»»

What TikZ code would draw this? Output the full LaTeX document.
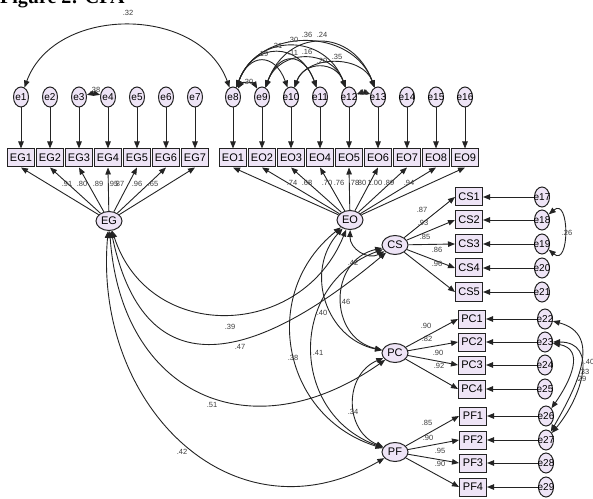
\documentclass[tikz,border=0pt]{standalone}
\usepackage{fontspec}
\setmainfont{Liberation Sans}
\newfontfamily\titlefont{Liberation Serif}
\usetikzlibrary{shapes.geometric,arrows.meta}
\definecolor{nodefill}{RGB}{238,228,246}
\definecolor{edgecol}{RGB}{35,35,35}
\definecolor{coefcol}{RGB}{60,60,60}
\newcommand\zw[1]{\makebox[0pt]{#1}}
\begin{document}
\begin{tikzpicture}[x=1pt,y=1pt,
 obsbox/.style={rectangle,draw=edgecol,fill=nodefill,line width=1pt,minimum width=27pt,minimum height=18pt,inner sep=0pt,font=\fontsize{11}{12}\selectfont},
 errnode/.style={ellipse,draw=edgecol,fill=nodefill,line width=1pt,minimum width=15pt,minimum height=20pt,inner sep=0pt,font=\fontsize{10}{11}\selectfont},
 latnode/.style={ellipse,draw=edgecol,fill=nodefill,line width=1pt,minimum width=26pt,minimum height=19pt,inner sep=0pt,font=\fontsize{11}{12}\selectfont},
 coef/.style={font=\fontsize{7.5}{8}\selectfont,inner sep=0pt,text=coefcol},
 onehead/.style={-{Triangle[length=7pt,width=5.5pt]},line width=0.9pt,draw=edgecol},
 twohead/.style={{Triangle[length=7pt,width=5.5pt]}-{Triangle[length=7pt,width=5.5pt]},line width=0.9pt,draw=edgecol},
]
\useasboundingbox (0,0) rectangle (593,498);
\node[font=\titlefont\bfseries\fontsize{20}{22}\selectfont,anchor=base west,inner sep=0pt] (title) at (0,494) {Figure 2: CFA};

% latent variables
\node[latnode] (EG) at (109,277) {\zw{EG}};
\node[latnode] (EO) at (350,278) {\zw{EO}};
\node[latnode] (CS) at (395,253) {\zw{CS}};
\node[latnode] (PC) at (395,145) {\zw{PC}};
\node[latnode] (PF) at (395,46) {\zw{PF}};

% EG indicators
\foreach \i in {1,...,7} {
  \pgfmathsetmacro\xx{21+29*(\i-1)}
  \node[errnode] (e\i) at (\xx,401) {\zw{e\i}};
  \node[obsbox] (EG\i) at (\xx,340) {EG\i};
  \draw[onehead] (e\i) -- (EG\i);
  \draw[onehead] (EG) -- (EG\i.south);
}
% EO indicators
\foreach \i in {1,...,9} {
  \pgfmathsetmacro\xx{233+29*(\i-1)}
  \pgfmathtruncatemacro\k{\i+7}
  \node[errnode] (e\k) at (\xx,401) {\zw{e\k}};
  \node[obsbox] (EO\i) at (\xx,340) {EO\i};
  \draw[onehead] (e\k) -- (EO\i);
  \draw[onehead] (EO) -- (EO\i.south);
}
% CS indicators
\foreach \i/\yy in {1/301,2/278,3/254,4/230,5/206} {
  \pgfmathtruncatemacro\k{\i+16}
  \node[obsbox] (CS\i) at (469,\yy) {CS\i};
  \node[errnode] (e\k) at (542,\yy) {\zw{e\k}};
  \draw[onehead] (e\k) -- (CS\i);
  \draw[onehead] (CS) -- (CS\i.west);
}
% PC indicators
\foreach \i/\yy in {1/179,2/156,3/133,4/109} {
  \pgfmathtruncatemacro\k{\i+21}
  \node[obsbox] (PC\i) at (472,\yy) {PC\i};
  \node[errnode] (e\k) at (545,\yy) {\zw{e\k}};
  \draw[onehead] (e\k) -- (PC\i);
  \draw[onehead] (PC) -- (PC\i.west);
}
% PF indicators
\foreach \i/\yy in {1/82,2/58,3/35,4/11} {
  \pgfmathtruncatemacro\k{\i+25}
  \node[obsbox] (PF\i) at (473,\yy) {PF\i};
  \node[errnode] (e\k) at (546,\yy) {\zw{e\k}};
  \draw[onehead] (e\k) -- (PF\i);
  \draw[onehead] (PF) -- (PF\i.west);
}

% error covariances (top)
\draw[twohead] (e1) to[out=70,in=110,looseness=1.1] (e8);
\draw[twohead] (e3) to[bend left=15] (e4);
\draw[twohead] (e8) to[out=70,in=110,looseness=1.2] (e13);
\draw[twohead] (e9) to[out=70,in=110,looseness=1.5] (e13);
\draw[twohead] (e8) to[out=70,in=110,looseness=1.37] (e12);
\draw[twohead] (e8) to[out=70,in=110,looseness=1.58] (e11);
\draw[twohead] (e8) to[out=70,in=110,looseness=1.87] (e10);
\draw[twohead] (e9) to[out=70,in=110,looseness=1.94] (e11);
\draw[twohead] (e9) to[out=70,in=110,looseness=1.33] (e12);
\draw[twohead] (e10) to[out=70,in=110,looseness=1.12] (e13);
\draw[twohead] (e10) to[out=70,in=110,looseness=1.44] (e12);
\draw[twohead] (e8) to[bend left=60] (e9);
\draw[twohead] (e12) to[bend left=20] (e13);

% error covariances (right)
\draw[twohead] (e18) to[out=40,in=-40,looseness=2] (e19);
\draw[twohead] (e22) to[out=-15,in=60,looseness=1.2] (e27);
\draw[twohead] (e23) to[out=-10,in=55,looseness=1.3] (e26);
\draw[twohead] (e23) to[out=0,in=50,looseness=1.3] (e27);

% latent covariances
\draw[twohead] (EG) to[out=-72,in=-112,looseness=1.3] (EO);
\draw[twohead] (EG) to[out=-78,in=-140,looseness=1.55] (CS);
\draw[twohead] (EG) to[out=-86,in=-145,looseness=1.38] (PC);
\draw[twohead] (EG) to[out=-95,in=-150,looseness=1.25] (PF);
\draw[twohead] (EO) to[bend right=60,looseness=1.2] (CS);
\draw[twohead] (EO) to[bend right=60,looseness=1.15] (PC);
\draw[twohead] (EO) to[bend right=62,looseness=1.2] (PF);
\draw[twohead] (CS) to[bend right=77,looseness=1.39] (PC);
\draw[twohead] (CS) to[bend right=70,looseness=1.3] (PF);
\draw[twohead] (PC) to[bend right=67,looseness=1.23] (PF);

% loadings
\foreach \t/\x/\y [count=\n] in {.91/67/314,.80/82/314,.89/98/314,.95/113/314,.87/119/314,.96/137/314,.65/153/314}
  \node[coef] (lg\n) at (\x,\y) {\t};
\foreach \t/\x/\y [count=\n] in {.74/292/315,.68/307/315,.70/327/315,.76/339/315,.78/354/315,.80/361/315,1.00/375/315,.89/389/315,.94/409/315}
  \node[coef] (lo\n) at (\x,\y) {\t};
\foreach \t/\x/\y [count=\n] in {.87/422/288,.93/423/275,.85/425/261,.86/437/248,.96/437/234}
  \node[coef] (lc\n) at (\x,\y) {\t};
\foreach \t/\x/\y [count=\n] in {.90/426/172,.82/427/159,.90/438/145,.92/439/132}
  \node[coef] (lp\n) at (\x,\y) {\t};
\foreach \t/\x/\y [count=\n] in {.85/427/75,.90/428/60,.95/440/47,.90/440/34}
  \node[coef] (lf\n) at (\x,\y) {\t};

% covariance labels
\foreach \t/\x/\y [count=\n] in {.32/128/485,.38/95/408,.21/277/452,.30/293/458,.36/307/463,.24/322/463,.19/263/444,.11/293/445,.16/307/446,.20/322/437,.35/337/441,.30/248/416,.51/363/405,.26/567/265,.40/589/136,.33/584/126,.29/581/119}
  \node[coef] (le\n) at (\x,\y) {\t};
\foreach \t/\x/\y [count=\n] in {.39/230/171,.47/240/151,.51/212/93,.42/182/46,.42/353/235,.46/345/196,.40/322/185,.38/293/140,.41/318/145,.34/353/86}
  \node[coef] (ll\n) at (\x,\y) {\t};
\end{tikzpicture}
\end{document}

««

> _Directions_
Skipping the pictures, transcribe each line above exactly as it appears.

> _Full output_
What TikZ code would draw this? Output the full LaTeX document.
\documentclass[tikz,border=0pt]{standalone}
\usepackage{fontspec}
\setmainfont{Liberation Sans}
\newfontfamily\titlefont{Liberation Serif}
\usetikzlibrary{shapes.geometric,arrows.meta}
\definecolor{nodefill}{RGB}{238,228,246}
\definecolor{edgecol}{RGB}{35,35,35}
\definecolor{coefcol}{RGB}{60,60,60}
\newcommand\zw[1]{\makebox[0pt]{#1}}
\begin{document}
\begin{tikzpicture}[x=1pt,y=1pt,
 obsbox/.style={rectangle,draw=edgecol,fill=nodefill,line width=1pt,minimum width=27pt,minimum height=18pt,inner sep=0pt,font=\fontsize{11}{12}\selectfont},
 errnode/.style={ellipse,draw=edgecol,fill=nodefill,line width=1pt,minimum width=15pt,minimum height=20pt,inner sep=0pt,font=\fontsize{10}{11}\selectfont},
 latnode/.style={ellipse,draw=edgecol,fill=nodefill,line width=1pt,minimum width=26pt,minimum height=19pt,inner sep=0pt,font=\fontsize{11}{12}\selectfont},
 coef/.style={font=\fontsize{7.5}{8}\selectfont,inner sep=0pt,text=coefcol},
 onehead/.style={-{Triangle[length=7pt,width=5.5pt]},line width=0.9pt,draw=edgecol},
 twohead/.style={{Triangle[length=7pt,width=5.5pt]}-{Triangle[length=7pt,width=5.5pt]},line width=0.9pt,draw=edgecol},
]
\useasboundingbox (0,0) rectangle (593,498);
\node[font=\titlefont\bfseries\fontsize{20}{22}\selectfont,anchor=base west,inner sep=0pt] (title) at (0,494) {Figure 2: CFA};

% latent variables
\node[latnode] (EG) at (109,277) {\zw{EG}};
\node[latnode] (EO) at (350,278) {\zw{EO}};
\node[latnode] (CS) at (395,253) {\zw{CS}};
\node[latnode] (PC) at (395,145) {\zw{PC}};
\node[latnode] (PF) at (395,46) {\zw{PF}};

% EG indicators
\foreach \i in {1,...,7} {
  \pgfmathsetmacro\xx{21+29*(\i-1)}
  \node[errnode] (e\i) at (\xx,401) {\zw{e\i}};
  \node[obsbox] (EG\i) at (\xx,340) {EG\i};
  \draw[onehead] (e\i) -- (EG\i);
  \draw[onehead] (EG) -- (EG\i.south);
}
% EO indicators
\foreach \i in {1,...,9} {
  \pgfmathsetmacro\xx{233+29*(\i-1)}
  \pgfmathtruncatemacro\k{\i+7}
  \node[errnode] (e\k) at (\xx,401) {\zw{e\k}};
  \node[obsbox] (EO\i) at (\xx,340) {EO\i};
  \draw[onehead] (e\k) -- (EO\i);
  \draw[onehead] (EO) -- (EO\i.south);
}
% CS indicators
\foreach \i/\yy in {1/301,2/278,3/254,4/230,5/206} {
  \pgfmathtruncatemacro\k{\i+16}
  \node[obsbox] (CS\i) at (469,\yy) {CS\i};
  \node[errnode] (e\k) at (542,\yy) {\zw{e\k}};
  \draw[onehead] (e\k) -- (CS\i);
  \draw[onehead] (CS) -- (CS\i.west);
}
% PC indicators
\foreach \i/\yy in {1/179,2/156,3/133,4/109} {
  \pgfmathtruncatemacro\k{\i+21}
  \node[obsbox] (PC\i) at (472,\yy) {PC\i};
  \node[errnode] (e\k) at (545,\yy) {\zw{e\k}};
  \draw[onehead] (e\k) -- (PC\i);
  \draw[onehead] (PC) -- (PC\i.west);
}
% PF indicators
\foreach \i/\yy in {1/82,2/58,3/35,4/11} {
  \pgfmathtruncatemacro\k{\i+25}
  \node[obsbox] (PF\i) at (473,\yy) {PF\i};
  \node[errnode] (e\k) at (546,\yy) {\zw{e\k}};
  \draw[onehead] (e\k) -- (PF\i);
  \draw[onehead] (PF) -- (PF\i.west);
}

% error covariances (top)
\draw[twohead] (e1) to[out=70,in=110,looseness=1.1] (e8);
\draw[twohead] (e3) to[bend left=15] (e4);
\draw[twohead] (e8) to[out=70,in=110,looseness=1.2] (e13);
\draw[twohead] (e9) to[out=70,in=110,looseness=1.5] (e13);
\draw[twohead] (e8) to[out=70,in=110,looseness=1.37] (e12);
\draw[twohead] (e8) to[out=70,in=110,looseness=1.58] (e11);
\draw[twohead] (e8) to[out=70,in=110,looseness=1.87] (e10);
\draw[twohead] (e9) to[out=70,in=110,looseness=1.94] (e11);
\draw[twohead] (e9) to[out=70,in=110,looseness=1.33] (e12);
\draw[twohead] (e10) to[out=70,in=110,looseness=1.12] (e13);
\draw[twohead] (e10) to[out=70,in=110,looseness=1.44] (e12);
\draw[twohead] (e8) to[bend left=60] (e9);
\draw[twohead] (e12) to[bend left=20] (e13);

% error covariances (right)
\draw[twohead] (e18) to[out=40,in=-40,looseness=2] (e19);
\draw[twohead] (e22) to[out=-15,in=60,looseness=1.2] (e27);
\draw[twohead] (e23) to[out=-10,in=55,looseness=1.3] (e26);
\draw[twohead] (e23) to[out=0,in=50,looseness=1.3] (e27);

% latent covariances
\draw[twohead] (EG) to[out=-72,in=-112,looseness=1.3] (EO);
\draw[twohead] (EG) to[out=-78,in=-140,looseness=1.55] (CS);
\draw[twohead] (EG) to[out=-86,in=-145,looseness=1.38] (PC);
\draw[twohead] (EG) to[out=-95,in=-150,looseness=1.25] (PF);
\draw[twohead] (EO) to[bend right=60,looseness=1.2] (CS);
\draw[twohead] (EO) to[bend right=60,looseness=1.15] (PC);
\draw[twohead] (EO) to[bend right=62,looseness=1.2] (PF);
\draw[twohead] (CS) to[bend right=77,looseness=1.39] (PC);
\draw[twohead] (CS) to[bend right=70,looseness=1.3] (PF);
\draw[twohead] (PC) to[bend right=67,looseness=1.23] (PF);

% loadings
\foreach \t/\x/\y [count=\n] in {.91/67/314,.80/82/314,.89/98/314,.95/113/314,.87/119/314,.96/137/314,.65/153/314}
  \node[coef] (lg\n) at (\x,\y) {\t};
\foreach \t/\x/\y [count=\n] in {.74/292/315,.68/307/315,.70/327/315,.76/339/315,.78/354/315,.80/361/315,1.00/375/315,.89/389/315,.94/409/315}
  \node[coef] (lo\n) at (\x,\y) {\t};
\foreach \t/\x/\y [count=\n] in {.87/422/288,.93/423/275,.85/425/261,.86/437/248,.96/437/234}
  \node[coef] (lc\n) at (\x,\y) {\t};
\foreach \t/\x/\y [count=\n] in {.90/426/172,.82/427/159,.90/438/145,.92/439/132}
  \node[coef] (lp\n) at (\x,\y) {\t};
\foreach \t/\x/\y [count=\n] in {.85/427/75,.90/428/60,.95/440/47,.90/440/34}
  \node[coef] (lf\n) at (\x,\y) {\t};

% covariance labels
\foreach \t/\x/\y [count=\n] in {.32/128/485,.38/95/408,.21/277/452,.30/293/458,.36/307/463,.24/322/463,.19/263/444,.11/293/445,.16/307/446,.20/322/437,.35/337/441,.30/248/416,.51/363/405,.26/567/265,.40/589/136,.33/584/126,.29/581/119}
  \node[coef] (le\n) at (\x,\y) {\t};
\foreach \t/\x/\y [count=\n] in {.39/230/171,.47/240/151,.51/212/93,.42/182/46,.42/353/235,.46/345/196,.40/322/185,.38/293/140,.41/318/145,.34/353/86}
  \node[coef] (ll\n) at (\x,\y) {\t};
\end{tikzpicture}
\end{document}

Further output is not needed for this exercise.